Legolas shoots the thing down before it can really do anything, but Frodo (and presumably Aragorn) clearly suspects it was a Ringwraith. Not a good sign, considering all the trouble they’ve gone to trying to shake their pursuit.
As they’re lying awake that night, they get on the subject of Time.
Legolas stirred in his boat. ‘Nay, time does not tarry ever,’ he said; ‘but change and growth is not in all things and places alike. For the Elves the world moves, and it moves both very swift and very slow. Swift, because they themselves change little, and all else fleets by: it is a grief to them. Slow, because they do not count the running years, not for themselves. The passing seasons are but ripples ever repeated in the long long stream. Yet beneath the Sun all things must wear to an end at last.’
Tolkien put way more thought into the Elves than the other races. This is simply a fact.
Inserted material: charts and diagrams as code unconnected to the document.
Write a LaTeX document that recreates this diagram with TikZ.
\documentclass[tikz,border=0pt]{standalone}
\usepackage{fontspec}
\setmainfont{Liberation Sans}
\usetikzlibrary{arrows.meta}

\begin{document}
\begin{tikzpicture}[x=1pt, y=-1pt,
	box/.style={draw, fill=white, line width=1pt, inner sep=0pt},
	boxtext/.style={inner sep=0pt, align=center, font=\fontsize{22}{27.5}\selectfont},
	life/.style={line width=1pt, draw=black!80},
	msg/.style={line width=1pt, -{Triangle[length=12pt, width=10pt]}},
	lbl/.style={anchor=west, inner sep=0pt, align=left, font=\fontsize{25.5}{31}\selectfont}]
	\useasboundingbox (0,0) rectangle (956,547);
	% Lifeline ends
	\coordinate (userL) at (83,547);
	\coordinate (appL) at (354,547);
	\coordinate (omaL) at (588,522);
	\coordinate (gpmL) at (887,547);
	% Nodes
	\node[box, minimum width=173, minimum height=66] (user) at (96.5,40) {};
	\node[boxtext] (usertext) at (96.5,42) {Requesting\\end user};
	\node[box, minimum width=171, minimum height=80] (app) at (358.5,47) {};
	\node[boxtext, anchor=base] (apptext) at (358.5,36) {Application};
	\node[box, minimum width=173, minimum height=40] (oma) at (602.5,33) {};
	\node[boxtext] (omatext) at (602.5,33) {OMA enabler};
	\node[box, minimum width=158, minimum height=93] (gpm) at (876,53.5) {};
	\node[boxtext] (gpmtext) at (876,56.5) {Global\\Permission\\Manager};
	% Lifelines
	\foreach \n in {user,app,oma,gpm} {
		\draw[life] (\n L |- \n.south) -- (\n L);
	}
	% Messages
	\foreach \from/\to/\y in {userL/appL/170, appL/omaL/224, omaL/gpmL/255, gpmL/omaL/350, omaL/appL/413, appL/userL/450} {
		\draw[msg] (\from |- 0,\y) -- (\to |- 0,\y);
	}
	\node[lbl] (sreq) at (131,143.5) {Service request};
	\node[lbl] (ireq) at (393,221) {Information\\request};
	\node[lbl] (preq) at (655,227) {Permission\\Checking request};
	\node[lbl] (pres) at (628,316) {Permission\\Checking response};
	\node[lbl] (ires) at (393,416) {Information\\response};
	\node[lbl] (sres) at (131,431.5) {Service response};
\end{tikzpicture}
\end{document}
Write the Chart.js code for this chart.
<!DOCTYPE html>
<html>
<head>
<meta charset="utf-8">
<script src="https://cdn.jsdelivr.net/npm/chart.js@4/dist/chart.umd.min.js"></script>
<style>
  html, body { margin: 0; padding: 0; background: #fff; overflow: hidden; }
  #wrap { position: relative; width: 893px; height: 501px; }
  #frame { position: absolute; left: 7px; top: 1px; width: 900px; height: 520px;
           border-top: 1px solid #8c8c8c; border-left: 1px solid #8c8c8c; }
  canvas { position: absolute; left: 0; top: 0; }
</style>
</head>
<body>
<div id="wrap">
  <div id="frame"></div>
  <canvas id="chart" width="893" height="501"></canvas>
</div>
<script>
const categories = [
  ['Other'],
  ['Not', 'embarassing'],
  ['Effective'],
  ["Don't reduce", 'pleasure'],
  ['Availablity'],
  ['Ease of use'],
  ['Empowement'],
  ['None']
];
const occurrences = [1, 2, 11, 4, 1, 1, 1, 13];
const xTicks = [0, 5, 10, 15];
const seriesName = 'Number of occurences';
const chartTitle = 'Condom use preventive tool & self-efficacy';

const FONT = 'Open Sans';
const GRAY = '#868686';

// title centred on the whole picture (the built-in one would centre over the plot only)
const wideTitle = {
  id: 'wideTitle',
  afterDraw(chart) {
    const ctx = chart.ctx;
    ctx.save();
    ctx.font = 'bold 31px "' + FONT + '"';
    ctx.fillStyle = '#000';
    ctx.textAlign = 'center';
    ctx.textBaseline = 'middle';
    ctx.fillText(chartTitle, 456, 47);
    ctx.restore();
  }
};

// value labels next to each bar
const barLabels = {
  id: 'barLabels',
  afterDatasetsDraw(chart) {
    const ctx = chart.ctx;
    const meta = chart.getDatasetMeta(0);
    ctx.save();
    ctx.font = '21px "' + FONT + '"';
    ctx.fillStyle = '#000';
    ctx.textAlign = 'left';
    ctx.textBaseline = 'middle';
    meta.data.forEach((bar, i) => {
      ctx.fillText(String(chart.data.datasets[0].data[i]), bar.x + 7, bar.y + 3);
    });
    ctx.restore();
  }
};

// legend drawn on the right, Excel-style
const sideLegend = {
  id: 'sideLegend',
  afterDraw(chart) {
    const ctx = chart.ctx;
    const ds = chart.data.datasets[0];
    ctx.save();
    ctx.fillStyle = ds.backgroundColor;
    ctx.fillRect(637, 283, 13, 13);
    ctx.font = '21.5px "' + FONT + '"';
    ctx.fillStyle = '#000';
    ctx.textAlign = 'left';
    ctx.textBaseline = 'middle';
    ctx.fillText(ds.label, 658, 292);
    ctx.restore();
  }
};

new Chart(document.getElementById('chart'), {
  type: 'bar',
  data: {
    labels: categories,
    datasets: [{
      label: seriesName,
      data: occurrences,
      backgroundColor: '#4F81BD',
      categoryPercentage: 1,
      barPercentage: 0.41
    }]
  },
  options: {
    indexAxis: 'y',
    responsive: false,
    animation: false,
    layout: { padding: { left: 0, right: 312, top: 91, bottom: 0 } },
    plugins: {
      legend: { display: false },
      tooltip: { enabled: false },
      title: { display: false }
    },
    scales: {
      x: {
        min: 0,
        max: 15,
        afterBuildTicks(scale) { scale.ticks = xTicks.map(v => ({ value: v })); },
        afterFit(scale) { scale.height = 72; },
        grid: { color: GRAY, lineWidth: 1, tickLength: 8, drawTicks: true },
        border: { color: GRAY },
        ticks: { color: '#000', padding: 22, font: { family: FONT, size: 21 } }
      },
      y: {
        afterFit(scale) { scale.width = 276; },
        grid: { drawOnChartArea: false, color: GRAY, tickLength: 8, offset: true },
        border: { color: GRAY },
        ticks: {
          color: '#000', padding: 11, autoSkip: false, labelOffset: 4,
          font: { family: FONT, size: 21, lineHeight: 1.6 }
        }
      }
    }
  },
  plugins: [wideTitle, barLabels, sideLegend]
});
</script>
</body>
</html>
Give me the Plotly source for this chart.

Although we do get our first glimpse of Numenorian architecture with the Gates of the Argonath, the markers of what was once the northern border of Gondor.
‘Fear not!’ said a strange voice behind him. Frodo turned and saw Strider, and yet not Strider; for the weatherworn Ranger was no longer there. In the stern sat Aragorn son of Arathorn, proud and erect, guiding the boat with skillful strokes; his hood was cast back, and his dark hair was blowing in the wind, a light was in his eyes: a king returning from exile to his own land.
Aragorn’s still torn between duty to his kingdom and duty to his friends – he doesn’t want to go to Mordor, but neither do any of them, least of all Frodo. With Gandalf gone, he’s forced to decide which duty is more pressing.